With two-thirds of Americans now in favor of legalizing marijuana, Congress and the White House will bow to the inevitable sooner or later. Sooner, in Ray Blanco’s estimation: “I think 2020 is the year we finally see federal legalization.”
[More of Ray’s 2020 outlook next week…]
To the mailbag, and a clever variation on “I like The 5, but…”
“I couldn't help but feel sorry for the folks not receiving The 5 Min Forecast for the past fortnight only to find out in their first issue back that Greg declares that ‘until something changes, the path of least resistance is higher.’
“Well, guess what, when the market starts going down, clearly something changed. So he might as well have said the market is going higher… until it's not.
“In my mind, he still remains the king of having a firm grasp of what just happened.”
The 5: Mock it if you like, but that’s the whole idea behind the chart-driven art of “trend following.” You don’t try to anticipate turns in the market, which trend followers will tell you is a fool’s game. Instead, you confirm a turn has already taken place and then ride that trend until it’s clearly exhausted itself (usually after the trend has already begun to reverse).
“Buy high, sell higher,” in the pithy words of trend-following guru Michael Covel. Yes, you miss the very bottom and the very top… but you make up for it with a vastly improved win rate.

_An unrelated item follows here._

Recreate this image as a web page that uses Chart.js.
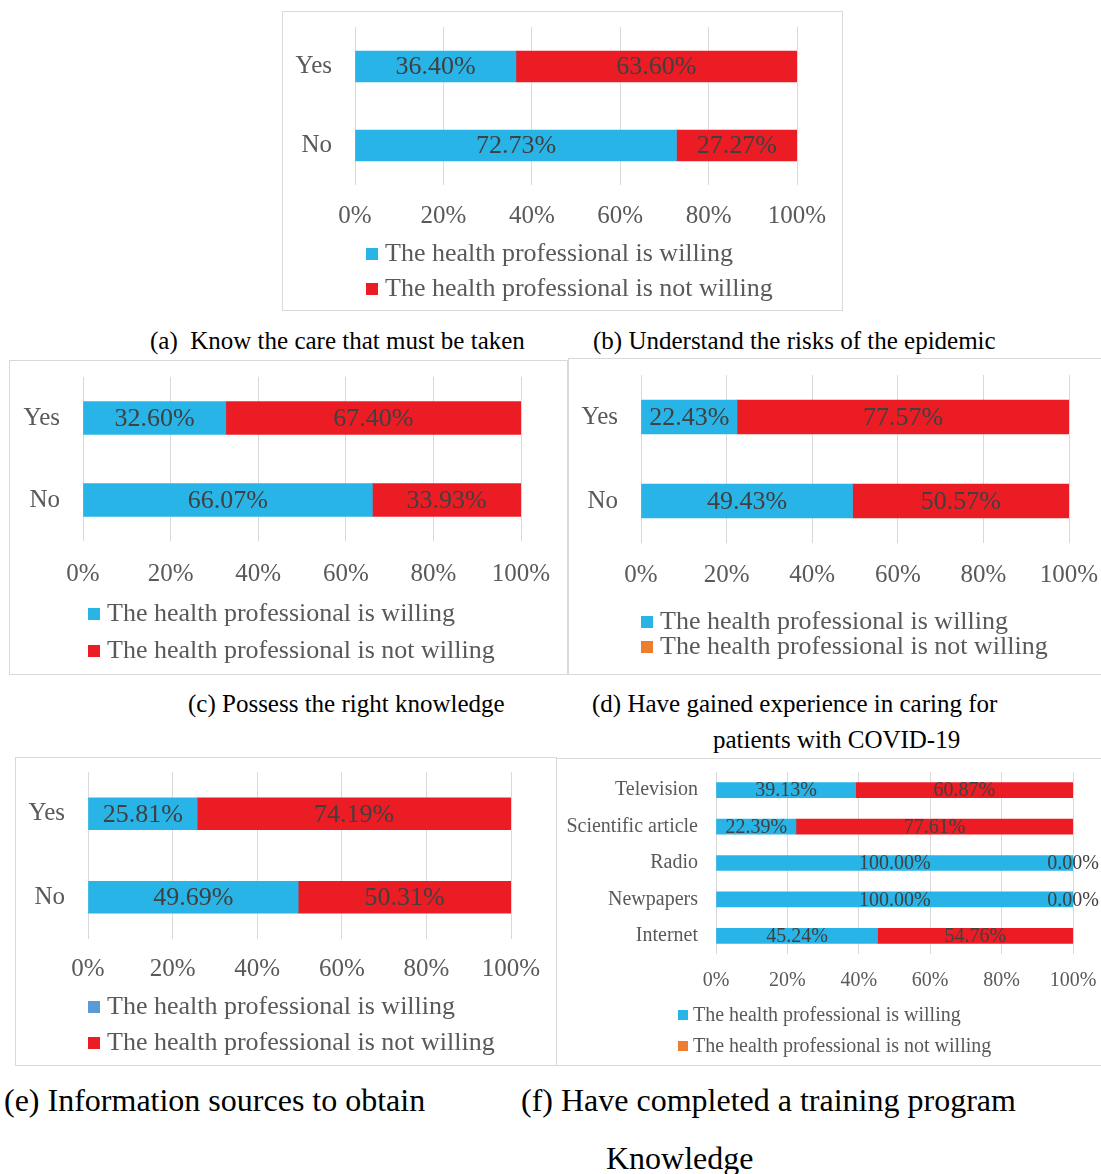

The technique has a proven track record going back nearly 40 years, when Chicago commodities trader Richard Dennis recruited 14 people via old-fashioned help-wanted ads — most with little to no trading experience — and gave them just two weeks of training.
In less than five years, they made a combined $150 million — well over $300 million in today’s money. And all by “having a firm grasp of what just happened,” dontcha know.
“It is alarming that Germany is cracking down on gold buyers with this new legislation,” writes one of our regulars after yesterday’s 5.
“So sellers must now register and perform background checks on people who want to buy more than 2,000 euros worth of gold?
“This legislation as well as the European Union’s ‘anti-money laundering directive’ is a crock. Don’t you just love the cupcakey phrases our politicians and bureaucrats use to describe their tyrannical agendas?
“The last time I checked, this concept called liberty involved a few things. One of them was sound money. You know, precious metals (like gold and silver) instead of fiat currency. Another was self-defense (the whole right to keep and bear arms thing). And, of course, property rights.
“Not that any of this matters — but historically, governments that infringe on these things were on their way to despotism and serfdom. They wrecked their nations in the process and did quite a number on their citizens. Widespread impoverishment, imprisonment and death were the usual results.
“A few folks at the apex of the food chain prosper, at least for a while. But typically it doesn’t end well for them either.
“Our German brothers and sisters have long memories; and they have paid a hell of a price to learn these lessons. IMO we would do well to listen to them now.”
The 5: Word. The Germans also remain in the forefront of stashing physical cash (to combat negative interest rates) and conducting daily transactions in physical cash (for privacy). Hard-won wisdom, indeed.
Have a good weekend,
The 5 Min. Forecast
P.S. As a practical matter, Washington can’t wage full-scale war against Iraq right now. Only one of its 11 aircraft carriers is anywhere near Iran.
We’ll stay on top of the situation as needed, of course, but in all likelihood we’ll return to our 2020 forecasts on Monday.